Skydio’s position as a U.S.-only supplier creates a specific and underappreciated complication: allied interoperability. The Five Eyes intelligence-sharing framework and NATO interoperability standards assume that partner nations can operate compatible systems. A U.S. Army battalion operating alongside British or Australian forces in a contested environment faces an immediate coordination problem if their autonomous ISR platforms cannot share mission data through a common ground control architecture.

Export control under ITAR (International Traffic in Arms Regulations) and EAR (Export Administration Regulations) governs whether Skydio’s perception algorithms, training data, and mission software can be shared with foreign partners, even close allies. This is not a hypothetical concern — the classification of autonomous flight control systems under USML Category VIII and the dual-use implications of AI-trained perception models under EAR Part 734 create real legal exposure for both Skydio and their government customers.

The practical implication is that Skydio’s architecture has to anticipate a bifurcation: a domestic version with full autonomy stack access and a foreign military sale (FMS) version with controlled technology boundaries. Managing this bifurcation at the software architecture level — ensuring that controlled algorithms are genuinely isolated from uncontrolled data flows, that export-controlled training datasets do not bleed into foreign-accessible model versions — requires a level of software architecture discipline that is not natural to a commercial SaaS development organization.

There is no evidence that Skydio has fully solved this problem, because no public documentation addresses it with the specificity that a DDTC licensing analysis would require. What is observable is that Skydio has made organizational investments in export compliance and has been deliberate about limiting certain capability disclosures. That is necessary but not architecturally sufficient.

The Dual-Use AI Problem Is Not Unique to Skydio

It would be unfair to frame this as a Skydio-specific failure. The structural challenge of adapting commercially developed AI for defense use is endemic to the current defense technology environment, and Skydio is navigating it more thoughtfully than most.

The underlying problem is that AI systems — particularly learned perception systems — do not decompose cleanly into the subsystem architecture that traditional MIL-SPEC requirement structures assume. A radar seeker from 1990 has a specification, a transfer function, and a set of environmental conditions under which it operates predictably. A learned obstacle avoidance model trained on synthetic and real-world data has emergent behavior, distributional assumptions baked into its training set, and performance characteristics that degrade in ways that are difficult to specify in advance.

This is not a theoretical concern. The U.S. Army’s Project Convergence exercises have repeatedly surfaced the challenge of writing testable, verifiable requirements for AI-enabled systems. The DoD’s AI Acquisition Guide, released in 2024, explicitly acknowledges that traditional systems engineering frameworks — built around deterministic specifications and pass/fail verification — require adaptation for AI components. The guidance is correct but deliberately non-prescriptive, which leaves program offices and prime integrators to develop their own approaches.

The companies that will succeed at defense AI integration — whether Skydio in UAS, Shield AI in autonomous flight operations, or Joby in advanced air mobility — are those that build a requirements engineering capability that is genuinely adapted to AI system behavior.
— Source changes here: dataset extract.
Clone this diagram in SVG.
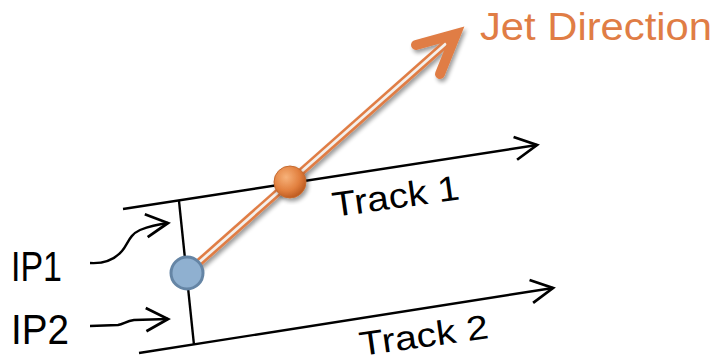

This means probabilistic performance specifications, operational domain definitions that bound the training distribution, and verification approaches that use statistical confidence intervals rather than binary pass/fail against a nominal specification.

What Rigorous Requirements Practice Looks Like at This Scale

The practical gap between where Skydio’s defense program documentation appears to be and where a mature defense AI program needs to be is most visible in the tooling and methodology used for requirements management. Legacy defense programs use IBM DOORS or its successor DOORS Next for requirements traceability, often supplemented by manual RTM documents that represent weeks of engineering labor per program milestone. These tools are well-suited for stable, text-based requirements in programs where the system architecture is fixed at PDR and changes slowly.
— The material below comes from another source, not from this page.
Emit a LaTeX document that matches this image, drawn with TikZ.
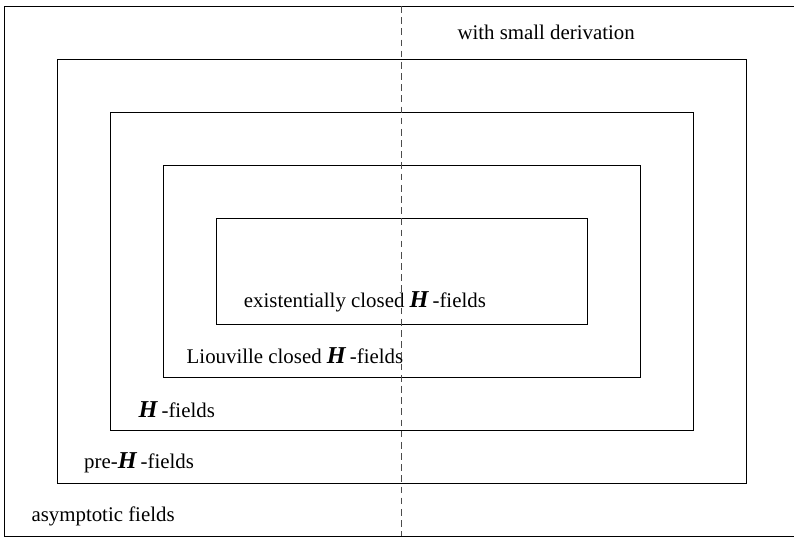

AI-enabled systems like Skydio’s perception stack violate the stable-architecture assumption continuously. The requirements structure needs to accommodate the fact that model updates change system behavior, that operational domain boundaries are probabilistic rather than absolute, and that verification evidence accumulates through statistical testing rather than deterministic pass/fail runs. The toolchain that supports this type of requirements management — graph-based, traceable from operational concept through subsystem behavior to verification evidence — is not what most defense programs are using today, but it is what AI-native defense programs will need.
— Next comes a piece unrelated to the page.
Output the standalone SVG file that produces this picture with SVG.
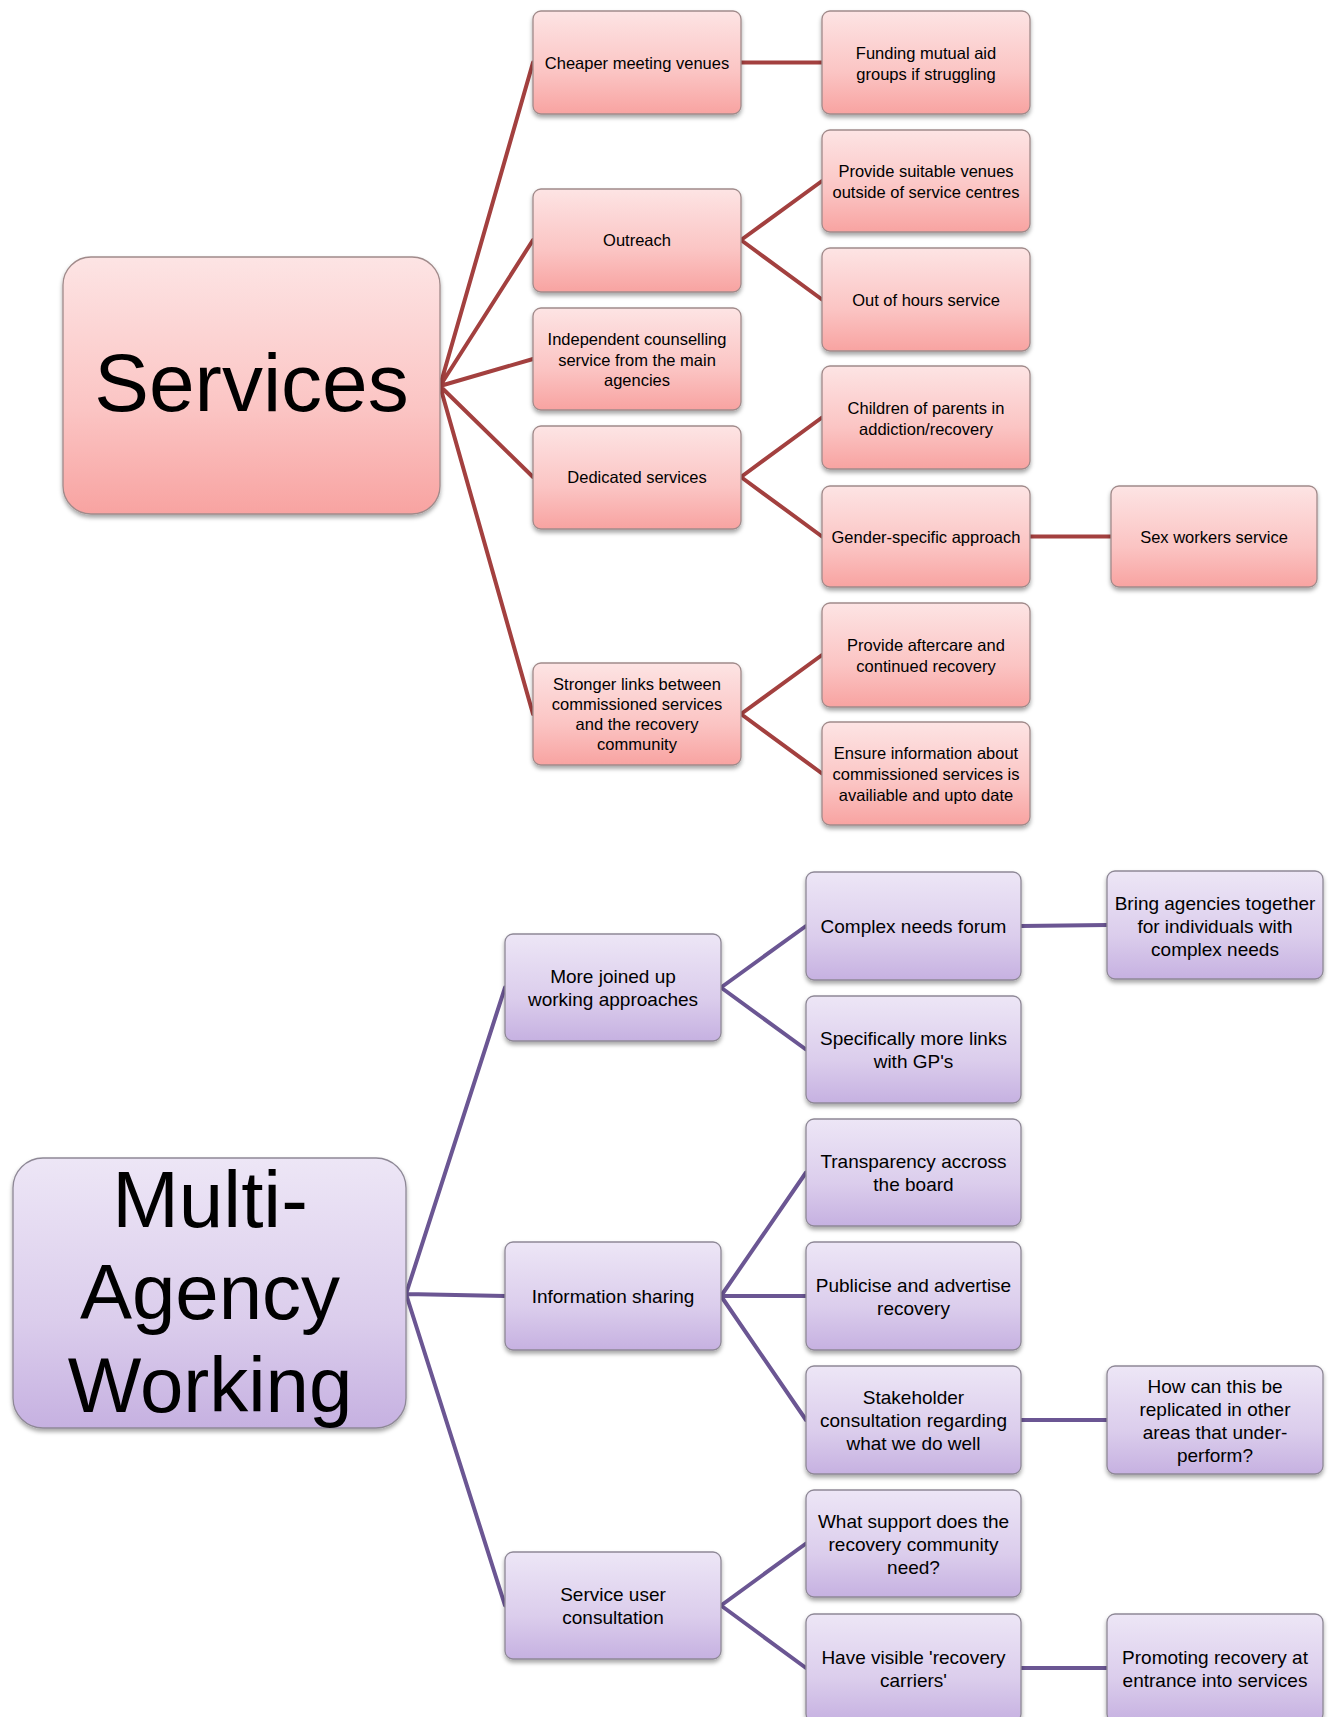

Modern AI-native requirements platforms like Flow Engineering are built around exactly this model: connecting operational requirements to system behavior through structured, traversable graphs rather than flat document hierarchies. For programs where the AI stack is changing continuously and requirement derivation flows from mission concept through system boundary to component specification, this architecture is more appropriate than the document-centric approaches that served the previous generation of defense programs well. It is the kind of tooling infrastructure that a company like Skydio would need to build — or adopt — to make their defense systems engineering practice match the sophistication of their underlying autonomy technology.

Honest Assessment

Skydio has built something genuinely impressive and strategically important. Their autonomy stack is the best domestic small UAS capability available, and their position in the Blue UAS ecosystem addresses a real national security gap. The engineering team that built their perception system clearly understands flight dynamics, computer vision, and real-time state estimation at a level that most defense programs cannot recruit.

The systems engineering maturity required for sustained defense program execution is a different capability, built through different institutional experiences. Skydio has made real investments in this direction — their program management structure, their work with the Army and DHS, and their public technical documentation all reflect genuine progress. The gap that remains is not primarily a technology gap. It is a requirements discipline gap: the practice of deriving verifiable, traceable, mission-specific requirements from operational concepts, maintaining configuration control of AI components across the software update cycle, and producing the auditable verification evidence that airworthiness review boards and program offices will increasingly demand.

That gap is closeable. The companies that close it fastest — not by slowing down commercial development, but by building the systems engineering infrastructure that can characterize and document what the commercial development produces — will own the defense autonomous systems market for the next decade. Skydio has the underlying technology to be that company. Whether they build the requirements engineering practice to match is the open question.